Wollte ich die Freundschaft in eine Krise laufen lassen, weil wir offensichtlich sehr unterschiedlicher Meinung waren? Nein. Sicher nicht! Die Gefahr besteht jedoch, wenn zwei Menschen auf einmal feststellen, dass sie sich so gar nicht einigen können. Man nimmt es persönlich.
Zum Glück fiel mir in dem Moment eine Methode aus meiner Zeit in der Unternehmensberatung ein. Trenne das Problem von der Person. «Agree to disagree» – einigt euch, euch nicht zu einigen. Tönt im ersten Moment bekloppt – gebe ich zu. Ist aber eine fantastische Methode, die Emotionen aus einer Diskussion heraus zu nehmen. Eigentlich mag ich meine alte Kollegin sehr gern, und es ist anders herum ja auch so. Wir wollten uns ja gar nicht streiten… irgendwie sind wir da reingeschlittert.

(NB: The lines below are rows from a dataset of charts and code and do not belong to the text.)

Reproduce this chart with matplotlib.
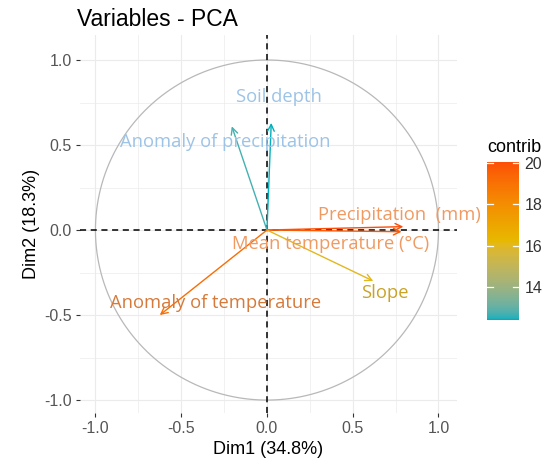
import matplotlib
matplotlib.use("Agg")
import matplotlib.pyplot as plt
import numpy as np
from matplotlib.colors import ListedColormap, Normalize, to_rgb
from matplotlib.colorbar import ColorbarBase

# Data
variables = ["Soil depth", "Anomaly of precipitation", "Precipitation  (mm)",
             "Mean temperature (°C)", "Slope", "Anomaly of temperature"]
dim1 = [0.025, -0.205, 0.795, 0.785, 0.62, -0.625]
dim2 = [0.63, 0.61, 0.02, -0.01, -0.30, -0.50]
contrib = [12.4, 12.7, 20.05, 19.7, 16.0, 19.15]
label_x = [0.07, -0.245, 0.77, 0.37, 0.685, -0.30]
label_y = [0.78, 0.52, 0.09, -0.085, -0.37, -0.43]
label_colors = ["#9DC3E6", "#9DC3E6", "#F09A62", "#F09A62", "#C9A228", "#D57A3A"]
ticks = [-1.0, -0.5, 0.0, 0.5, 1.0]
cbar_ticks = [14, 16, 18, 20]
gradient = ["#00AFBB", "#E7B800", "#FC4E07"]


# Lab-space gradient (as ggplot2 does)
def _srgb_to_lab(rgb):
    rgb = np.asarray(rgb, float)
    lin = np.where(rgb <= 0.04045, rgb / 12.92, ((rgb + 0.055) / 1.055) ** 2.4)
    M = np.array([[0.4124, 0.3576, 0.1805], [0.2126, 0.7152, 0.0722], [0.0193, 0.1192, 0.9505]])
    xyz = M @ lin / np.array([0.95047, 1.0, 1.08883])
    f = np.where(xyz > 0.008856, np.cbrt(xyz), 7.787 * xyz + 16 / 116)
    return np.array([116 * f[1] - 16, 500 * (f[0] - f[1]), 200 * (f[1] - f[2])])


def _lab_to_srgb(lab):
    L, a, b = lab
    fy = (L + 16) / 116
    fx = fy + a / 500
    fz = fy - b / 200
    f = np.array([fx, fy, fz])
    xyz = np.where(f ** 3 > 0.008856, f ** 3, (f - 16 / 116) / 7.787) * np.array([0.95047, 1.0, 1.08883])
    Minv = np.array([[3.2406, -1.5372, -0.4986], [-0.9689, 1.8758, 0.0415], [0.0557, -0.2040, 1.0570]])
    lin = Minv @ xyz
    lin = np.clip(lin, 0, 1)
    rgb = np.where(lin <= 0.0031308, 12.92 * lin, 1.055 * lin ** (1 / 2.4) - 0.055)
    return np.clip(rgb, 0, 1)


labs = [_srgb_to_lab(to_rgb(c)) for c in gradient]
n = 256
cols = []
for i in range(n):
    t = i / (n - 1) * (len(labs) - 1)
    k = min(int(t), len(labs) - 2)
    u = t - k
    cols.append(_lab_to_srgb(labs[k] * (1 - u) + labs[k + 1] * u))
cmap = ListedColormap(cols)

plt.rcParams['font.family'] = ['Liberation Sans', 'DejaVu Sans']

fig = plt.figure(figsize=(5.48, 4.74), dpi=100)
ax = fig.add_axes([80/548, 1-413/474, 377/548, 378/474])

norm = Normalize(vmin=min(contrib), vmax=max(contrib))

# grid
for v in np.arange(-1.0, 1.01, 0.25):
    major = any(abs(v - t) < 1e-9 for t in ticks)
    ax.axvline(v, color="#ebebeb", lw=0.8 if major else 0.5, zorder=0)
    ax.axhline(v, color="#ebebeb", lw=0.8 if major else 0.5, zorder=0)

# circle
theta = np.linspace(0, 2*np.pi, 400)
ax.plot(np.cos(theta), np.sin(theta), color="#b8b8b8", lw=0.9, zorder=1)

# dashed axes
ax.axhline(0, color="black", ls=(0, (4, 3)), lw=1.1, zorder=2)
ax.axvline(0, color="black", ls=(0, (4, 3)), lw=1.1, zorder=2)

for name, x, y, c, lx, ly, lc in zip(variables, dim1, dim2, contrib, label_x, label_y, label_colors):
    col = cmap(norm(c))
    ax.annotate("", xy=(x, y), xytext=(0, 0),
                arrowprops=dict(arrowstyle="->", color=col, lw=1.0,
                                shrinkA=0, shrinkB=0, mutation_scale=12),
                zorder=3)
    ax.text(lx, ly, name, color=lc, fontsize=13.2, ha="center", va="center",
            zorder=4, family=["Open Sans", "DejaVu Sans"])

ax.set_xlim(-1.09, 1.108)
ax.set_ylim(-1.076, 1.147)
ax.set_xticks(ticks)
ax.set_yticks(ticks)
ax.set_xticklabels([f"{t:.1f}" for t in ticks])
ax.set_yticklabels([f"{t:.1f}" for t in ticks])
ax.tick_params(length=3, width=0.8, color="#333333", labelcolor="#555555",
               labelsize=11.5, pad=3)
for s in ax.spines.values():
    s.set_visible(False)
ax.set_xlabel("Dim1 (34.8%)", fontsize=13, color="black", labelpad=3)
ax.set_ylabel("Dim2 (18.3%)", fontsize=13, color="black", labelpad=3)
fig.text(77/548, 1-19/474, "Variables - PCA", fontsize=16.5, ha="left", va="center")

# colorbar
cax = fig.add_axes([487/548, 1-320/474, 32/548, 158/474])
cb = ColorbarBase(cax, cmap=cmap, norm=norm, orientation="vertical", ticks=cbar_ticks)
cb.outline.set_visible(False)
cax.tick_params(length=0, labelsize=11.5, labelcolor="#333333", pad=4)
for t in cbar_ticks:
    cax.plot([0, 0.2], [t, t], color="white", lw=0.9, transform=cax.get_yaxis_transform())
    cax.plot([0.8, 1.0], [t, t], color="white", lw=0.9, transform=cax.get_yaxis_transform())
fig.text(487/548, 1-148/474, "contrib", fontsize=13, ha="left", va="center")

fig.savefig("out.png", dpi=100)
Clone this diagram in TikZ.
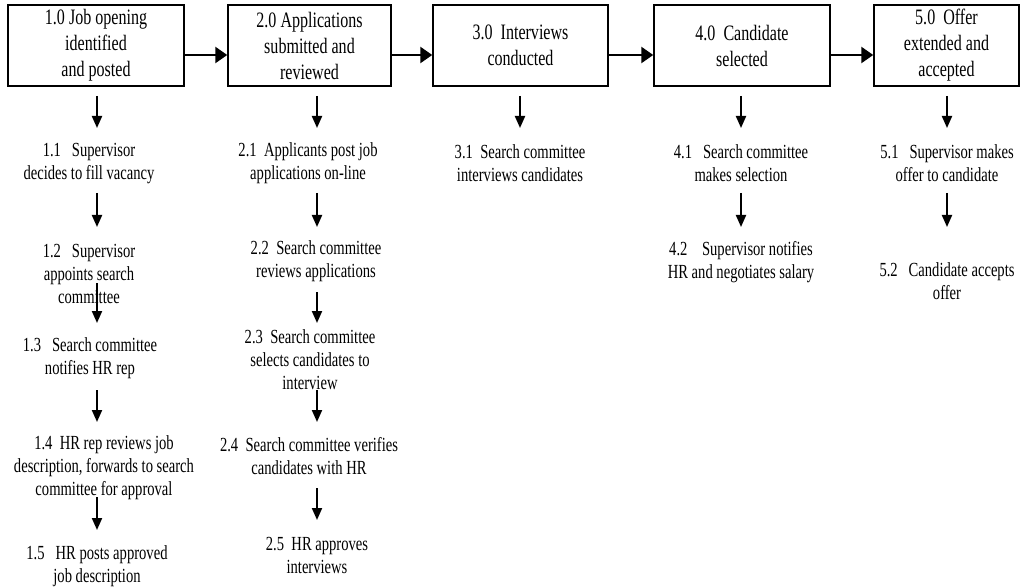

Ich verliess meine mentale Schmoll-Ecke und fragte sie, unvermittelt, was diese Uneinigkeit jetzt mit unserer Beziehung mache bei ihr.
Wir besannen uns, beide. Wir einigten uns, dass wir das Problem – unterschiedliche Meinung zum Thema Corona-Massnahmen – auslagern. Das ändert nichts an der Freundschaft. Hier in unserer freiheitlichen Kultur dürfen wir unterschiedlicher Meinung sein. Ihre Meinung hat ja nichts damit zu tun, dass ich sie als Person nicht schätze. Ich schätze sie ja gerade, weil sie eine Persönlichkeit ist, ihre eigenen Meinungen hat und die auch vertritt. Ich bin nicht anders.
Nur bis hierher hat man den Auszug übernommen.